Maybe more than the shock treatment of 9/11, that’s why Romero’s concept has arisen anew – we’re in a new age of disconnection. While our children do not merely witness thousands of deaths on TV every year but do the virtual killing themselves, we wage war in which a large wedge of the destruction is performed by computers targeting bombs or by console warriors guiding helicopter strikes from remote locations, as in the Wikileaks video of the killing of a Reuters cameraman in Baghdad.

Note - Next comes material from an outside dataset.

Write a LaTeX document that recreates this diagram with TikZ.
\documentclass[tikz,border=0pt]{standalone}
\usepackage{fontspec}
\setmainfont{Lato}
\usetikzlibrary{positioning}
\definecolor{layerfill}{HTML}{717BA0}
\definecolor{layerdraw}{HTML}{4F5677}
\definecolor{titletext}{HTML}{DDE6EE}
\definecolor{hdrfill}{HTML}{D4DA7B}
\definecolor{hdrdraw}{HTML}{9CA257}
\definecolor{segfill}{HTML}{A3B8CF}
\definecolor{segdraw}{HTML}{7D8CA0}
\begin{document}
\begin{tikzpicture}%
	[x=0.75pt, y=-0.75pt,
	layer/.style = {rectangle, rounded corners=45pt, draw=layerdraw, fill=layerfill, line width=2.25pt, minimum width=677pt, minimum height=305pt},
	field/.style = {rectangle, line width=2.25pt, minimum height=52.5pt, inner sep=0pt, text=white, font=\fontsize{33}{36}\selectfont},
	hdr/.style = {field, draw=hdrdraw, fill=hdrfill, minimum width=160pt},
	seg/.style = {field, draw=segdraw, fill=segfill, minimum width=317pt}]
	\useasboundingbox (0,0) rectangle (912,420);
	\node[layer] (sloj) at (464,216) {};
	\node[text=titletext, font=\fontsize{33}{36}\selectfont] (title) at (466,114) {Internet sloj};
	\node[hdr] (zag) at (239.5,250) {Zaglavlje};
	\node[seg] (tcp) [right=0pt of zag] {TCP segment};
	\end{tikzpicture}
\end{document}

A huge chunk of Americans say they require guns for cap-in-the-ass self-defense they’re much more likely to fantasize about than perform. Screens dictate our experience, with first-person-shooters or zombie movies or snuff police clips on YouTube. We like the killing, but do not want it to ruin our weekend or our Monday Night Football by being “real.” Movies aren’t real, but a character’s death in a movie, even in a torture-porn sequel, is supposed to affect us somehow, right? Watching someone take a power tool to an already-dead cadaver is as close to no-impact homicide as we will ever get.